Local journalists told CPJ they believe Rodríguez was attacked in retaliation for his sharp criticism on “Buenos Días Ecuador.” Arroba said Rodríguez often wrote critically about local criminal activities, corruption in the customs office, and lately Ecuador’s constituent assembly for its positions on gay marriage and abortion. Rodríguez, who had received multiple anonymous threats for his reporting on the customs office in the past few years, had not been threatened in at least four months, said Arroba.

The Guayas Judicial Police immediately began an investigation, reported Radio Sucre. However, police have not made any information public, Arroba told CPJ.
“We are saddened by Raúl Rodríguez Coronel’s murder and present our deepest condolences to his family, friends, and colleagues,” said CPJ Americas Senior Program Coordinator Carlos Lauría. “We call on the Ecuadorian authorities to conduct a timely and thorough investigation into this crime and bring all those responsible for this murder to justice.”

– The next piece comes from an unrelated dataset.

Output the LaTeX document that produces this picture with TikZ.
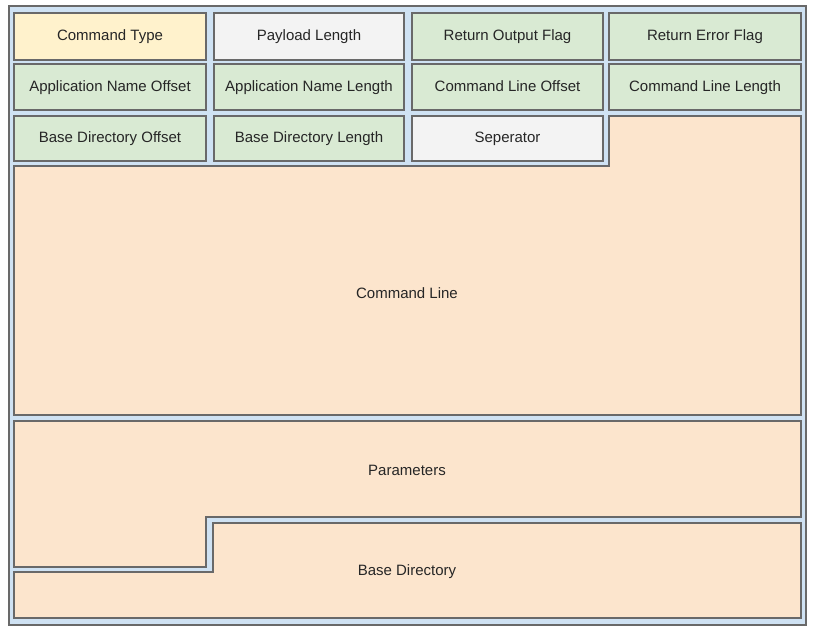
\documentclass[tikz,border=0pt]{standalone}
\usepackage{fontspec}
\setmainfont{Liberation Sans}
\usepackage{xcolor}
\definecolor{frm}{RGB}{207, 226, 243}
\definecolor{hdr}{RGB}{255, 242, 204}
\definecolor{gry}{RGB}{243, 243, 243}
\definecolor{fld}{RGB}{217, 234, 211}
\definecolor{bdy}{RGB}{252, 229, 205}
\definecolor{edg}{RGB}{105, 105, 105}

\tikzset{
  field/.style={draw=edg, line width=1.1pt, anchor=north west, inner sep=0pt, outer sep=0pt,
    text height=11pt, text depth=3pt,
    font=\fontsize{15}{18}\selectfont, text=black!85},
  region/.style={draw=edg, fill=bdy, line width=1.1pt},
  label/.style={font=\fontsize{15}{18}\selectfont, text=black!85}
}

\begin{document}
\begin{tikzpicture}[x=1pt, y=-1pt]
      \useasboundingbox (0, 0) rectangle (825, 638);
      \draw[color=edg, fill=frm, line width=1.1pt] (9, 6) rectangle (806, 625);
      % first row
      \node[field, fill=hdr, minimum width=192pt, minimum height=47pt] (cmdtype) at (14, 13) {Command Type};
      \node[field, fill=gry, minimum width=190pt, minimum height=47pt] (paylen) at (214, 13) {Payload Length};
      \node[field, fill=fld, minimum width=191pt, minimum height=47pt] (retout) at (412, 13) {Return Output Flag};
      \node[field, fill=fld, minimum width=192pt, minimum height=47pt] (reterr) at (609, 13) {Return Error Flag};
      % second row
      \node[field, fill=fld, minimum width=192pt, minimum height=46pt] (appoff) at (14, 64) {Application Name Offset};
      \node[field, fill=fld, minimum width=190pt, minimum height=46pt] (applen) at (214, 64) {Application Name Length};
      \node[field, fill=fld, minimum width=191pt, minimum height=46pt] (cmdoff) at (412, 64) {Command Line Offset};
      \node[field, fill=fld, minimum width=192pt, minimum height=46pt] (cmdlen) at (609, 64) {Command Line Length};
      % third row
      \node[field, fill=fld, minimum width=192pt, minimum height=45pt] (diroff) at (14, 116) {Base Directory Offset};
      \node[field, fill=fld, minimum width=190pt, minimum height=45pt] (dirlen) at (214, 116) {Base Directory Length};
      \node[field, fill=gry, minimum width=191pt, minimum height=45pt] (sep) at (412, 116) {Seperator};
      % variable parts
      \draw[region] (14, 166) -- (609, 166) -- (609, 116) -- (801, 116) -- (801, 415) -- (14, 415) -- cycle;
      \node[label] (cmdline) at (407, 293) {Command Line};
      \draw[region] (14, 421) -- (801, 421) -- (801, 517) -- (206, 517) -- (206, 567) -- (14, 567) -- cycle;
      \node[label] (params) at (407, 470) {Parameters};
      \draw[region] (213, 523) -- (801, 523) -- (801, 618) -- (14, 618) -- (14, 572) -- (213, 572) -- cycle;
      \node[label] (basedir) at (407, 572) {Base Directory};
    \end{tikzpicture}
\end{document}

Since taking office in January 2007, President Rafael Correa has regularly bashed the news media, reflecting increasing tensions between his socialist government and the powerful business groups that control the country’s media. However, deadly violence against journalists has been rare, according to CPJ research.

José Luis León Desiderio, host of the daily news program “Opinión” on local Radio Minutera, was shot to death in Guayaquil in February 2006. León often denounced gang violence and police inaction in the city. In June 2006, three men were accused in the killing. But in a report made public on October 27, 2006, local prosecutor Miriam Rosales Riofrío cited insufficient evidence and cleared two of the men. The daily El Universo reported that the third man, Medardo Bone Bone, was held after two witnesses identified him as the gunman. No motive was immediately established.